- _Direction_:
Reproduce the listing below word for word, with no pictures.

- _Data_:

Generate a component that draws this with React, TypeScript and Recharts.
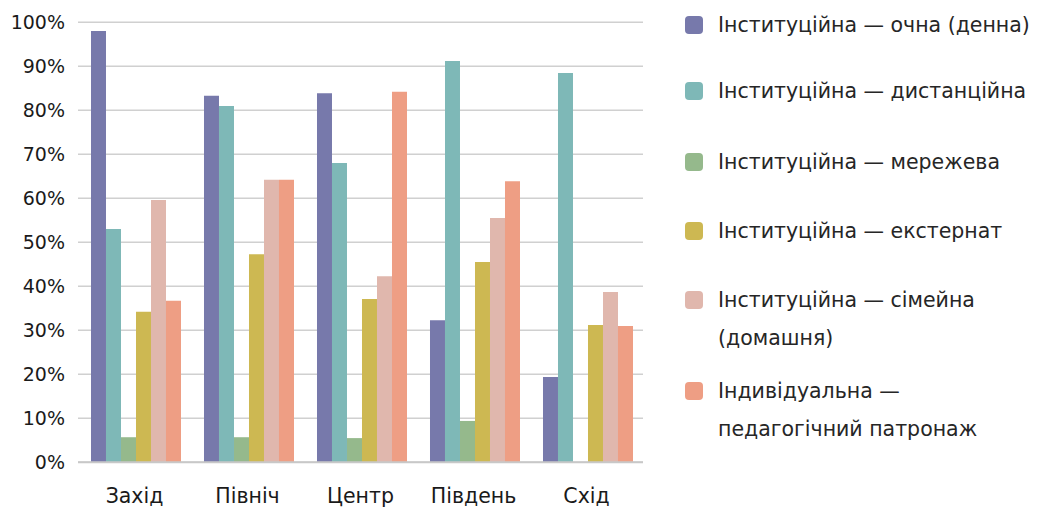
import { BarChart, Bar, XAxis, YAxis, CartesianGrid, Legend } from "recharts";

const regions = ["Захід", "Північ", "Центр", "Південь", "Схід"];

const seriesNames = [
    "Інституційна — очна (денна)",
    "Інституційна — дистанційна",
    "Інституційна — мережева",
    "Інституційна — екстернат",
    "Інституційна — сімейна (домашня)",
    "Індивідуальна — педагогічний патронаж",
];

// legend lines as they wrap in the original
const legendLines = [
    ["Інституційна — очна (денна)"],
    ["Інституційна — дистанційна"],
    ["Інституційна — мережева"],
    ["Інституційна — екстернат"],
    ["Інституційна — сімейна", "(домашня)"],
    ["Індивідуальна —", "педагогічний патронаж"],
];

const ochna = [98.0, 83.3, 83.9, 32.3, 19.4];
const dystantsiina = [53.0, 81.0, 68.0, 91.2, 88.5];
const merezheva = [5.7, 5.7, 5.5, 9.4, 0];
const eksternat = [34.2, 47.3, 37.1, 45.5, 31.2];
const simeina = [59.6, 64.2, 42.3, 55.5, 38.7];
const patronazh = [36.7, 64.2, 84.2, 63.9, 31.0];

const yTicks = [0, 10, 20, 30, 40, 50, 60, 70, 80, 90, 100];

const colors = ["#7779ab", "#7eb8b7", "#95b98c", "#cdb852", "#e0b7ad", "#ee9e84"];

const allSeries = [ochna, dystantsiina, merezheva, eksternat, simeina, patronazh];

const data = regions.map((region, i) => {
    const row: Record<string, string | number> = { region };
    allSeries.forEach((s, k) => {
        row["s" + k] = s[i];
    });
    return row;
});

const FONT = "'DejaVu Sans', sans-serif";

const itemGaps = [0, 28, 33, 31, 31, 15];

const renderLegend = () => {
    return (
        <div style={{ fontFamily: FONT, fontSize: 20.5, color: "#262626" }}>
            {legendLines.map((lines, i) => (
                <div key={i} style={{ display: "flex", alignItems: "flex-start", marginTop: itemGaps[i] }}>
                    <div style={{
                        width: 18, height: 18, borderRadius: 4, background: colors[i],
                        marginTop: 10, marginRight: 15, flex: "none",
                    }} />
                    <div style={{ lineHeight: "38px", whiteSpace: "nowrap" }}>
                        {lines.map((l, j) => <div key={j}>{l}</div>)}
                    </div>
                </div>
            ))}
        </div>
    );
};

export default function App() {
    return (
        <BarChart
            width={1027}
            height={502}
            data={data}
            barGap={0}
            barCategoryGap="11.5%"
            margin={{ top: 14.3, right: 392, left: 0, bottom: 17.7 }}
        >
            <CartesianGrid vertical={false} stroke="#d0d0d0" strokeWidth={1.5} />
            <XAxis
                dataKey="region"
                height={30}
                axisLine={{ stroke: "#c8c8c8", strokeWidth: 2 }}
                tickLine={false}
                tickMargin={20}
                tick={{ fill: "#1a1a1a", fontSize: 20.5, fontFamily: FONT }}
            />
            <YAxis
                width={70}
                domain={[0, 100]}
                ticks={yTicks}
                axisLine={false}
                tickLine={false}
                tickMargin={7}
                tickFormatter={(v: number) => `${v}%`}
                tick={{ fill: "#1a1a1a", fontSize: 19, fontFamily: FONT }}
            />
            <Legend
                content={renderLegend}
                layout="vertical"
                align="center"
                verticalAlign="middle"
                wrapperStyle={{ top: -2, left: 677, width: 366 }}
            />
            {seriesNames.map((name, k) => (
                <Bar key={k} dataKey={"s" + k} name={name} fill={colors[k]} isAnimationActive={false} />
            ))}
        </BarChart>
    );
}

- _Result for this task_:
Generate a component that draws this with React, TypeScript and Recharts.
import { BarChart, Bar, XAxis, YAxis, CartesianGrid, Legend } from "recharts";

const regions = ["Захід", "Північ", "Центр", "Південь", "Схід"];

const seriesNames = [
    "Інституційна — очна (денна)",
    "Інституційна — дистанційна",
    "Інституційна — мережева",
    "Інституційна — екстернат",
    "Інституційна — сімейна (домашня)",
    "Індивідуальна — педагогічний патронаж",
];

// legend lines as they wrap in the original
const legendLines = [
    ["Інституційна — очна (денна)"],
    ["Інституційна — дистанційна"],
    ["Інституційна — мережева"],
    ["Інституційна — екстернат"],
    ["Інституційна — сімейна", "(домашня)"],
    ["Індивідуальна —", "педагогічний патронаж"],
];

const ochna = [98.0, 83.3, 83.9, 32.3, 19.4];
const dystantsiina = [53.0, 81.0, 68.0, 91.2, 88.5];
const merezheva = [5.7, 5.7, 5.5, 9.4, 0];
const eksternat = [34.2, 47.3, 37.1, 45.5, 31.2];
const simeina = [59.6, 64.2, 42.3, 55.5, 38.7];
const patronazh = [36.7, 64.2, 84.2, 63.9, 31.0];

const yTicks = [0, 10, 20, 30, 40, 50, 60, 70, 80, 90, 100];

const colors = ["#7779ab", "#7eb8b7", "#95b98c", "#cdb852", "#e0b7ad", "#ee9e84"];

const allSeries = [ochna, dystantsiina, merezheva, eksternat, simeina, patronazh];

const data = regions.map((region, i) => {
    const row: Record<string, string | number> = { region };
    allSeries.forEach((s, k) => {
        row["s" + k] = s[i];
    });
    return row;
});

const FONT = "'DejaVu Sans', sans-serif";

const itemGaps = [0, 28, 33, 31, 31, 15];

const renderLegend = () => {
    return (
        <div style={{ fontFamily: FONT, fontSize: 20.5, color: "#262626" }}>
            {legendLines.map((lines, i) => (
                <div key={i} style={{ display: "flex", alignItems: "flex-start", marginTop: itemGaps[i] }}>
                    <div style={{
                        width: 18, height: 18, borderRadius: 4, background: colors[i],
                        marginTop: 10, marginRight: 15, flex: "none",
                    }} />
                    <div style={{ lineHeight: "38px", whiteSpace: "nowrap" }}>
                        {lines.map((l, j) => <div key={j}>{l}</div>)}
                    </div>
                </div>
            ))}
        </div>
    );
};

export default function App() {
    return (
        <BarChart
            width={1027}
            height={502}
            data={data}
            barGap={0}
            barCategoryGap="11.5%"
            margin={{ top: 14.3, right: 392, left: 0, bottom: 17.7 }}
        >
            <CartesianGrid vertical={false} stroke="#d0d0d0" strokeWidth={1.5} />
            <XAxis
                dataKey="region"
                height={30}
                axisLine={{ stroke: "#c8c8c8", strokeWidth: 2 }}
                tickLine={false}
                tickMargin={20}
                tick={{ fill: "#1a1a1a", fontSize: 20.5, fontFamily: FONT }}
            />
            <YAxis
                width={70}
                domain={[0, 100]}
                ticks={yTicks}
                axisLine={false}
                tickLine={false}
                tickMargin={7}
                tickFormatter={(v: number) => `${v}%`}
                tick={{ fill: "#1a1a1a", fontSize: 19, fontFamily: FONT }}
            />
            <Legend
                content={renderLegend}
                layout="vertical"
                align="center"
                verticalAlign="middle"
                wrapperStyle={{ top: -2, left: 677, width: 366 }}
            />
            {seriesNames.map((name, k) => (
                <Bar key={k} dataKey={"s" + k} name={name} fill={colors[k]} isAnimationActive={false} />
            ))}
        </BarChart>
    );
}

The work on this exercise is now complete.